The fundamental issue is, of course, that if an agency providing some public good decides it wants to gold-plate its safety measures, then the related costs are going to have to be picked up somewhere and that will ultimately mean the taxpayer. So the quest for higher levels of safety than those reasonably conceived is itself morally questionable. Those resources spent on one thing could have been spent on something else which is possibly valued more highly.
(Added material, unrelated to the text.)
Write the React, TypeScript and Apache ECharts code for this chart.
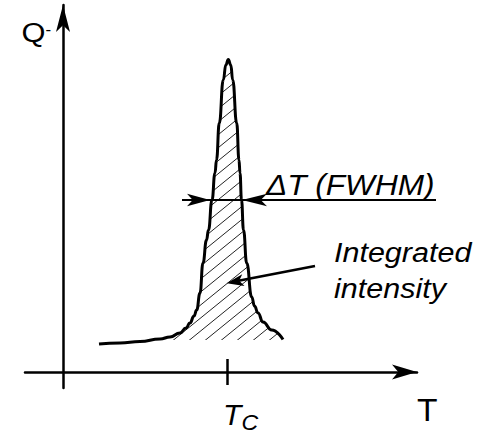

As for c), the answer is that Civil Law has for a long time recognised four factors in determining whether a duty holder has done all that is reasonable in taking care. The factors are the prior level of risk, the severity of the possible consequence, the practicability of control measures and the social utility of the activity. The latter is of special interest in the context of public space and activities because social utility is why they exist. So in Civil Law the use of some kind of intellectual weighing of the benefits of space versus the risks would seem to be an accepted part of the process. However, in criminal law, under the HSWA, it is less clear. Lord Asquith’s 1949 definition of reasonable practicability identified the first three of the above factors but not the fourth. But maybe he didn’t need to because the case he was thinking about was the death of a miner in a coal mine where social utility was not an issue. So perhaps the position is best summarised as one of uncertainty. The courts have not had sufficient criminal cases to work on in which this dimension was relevant (but see The Manchester Hole case).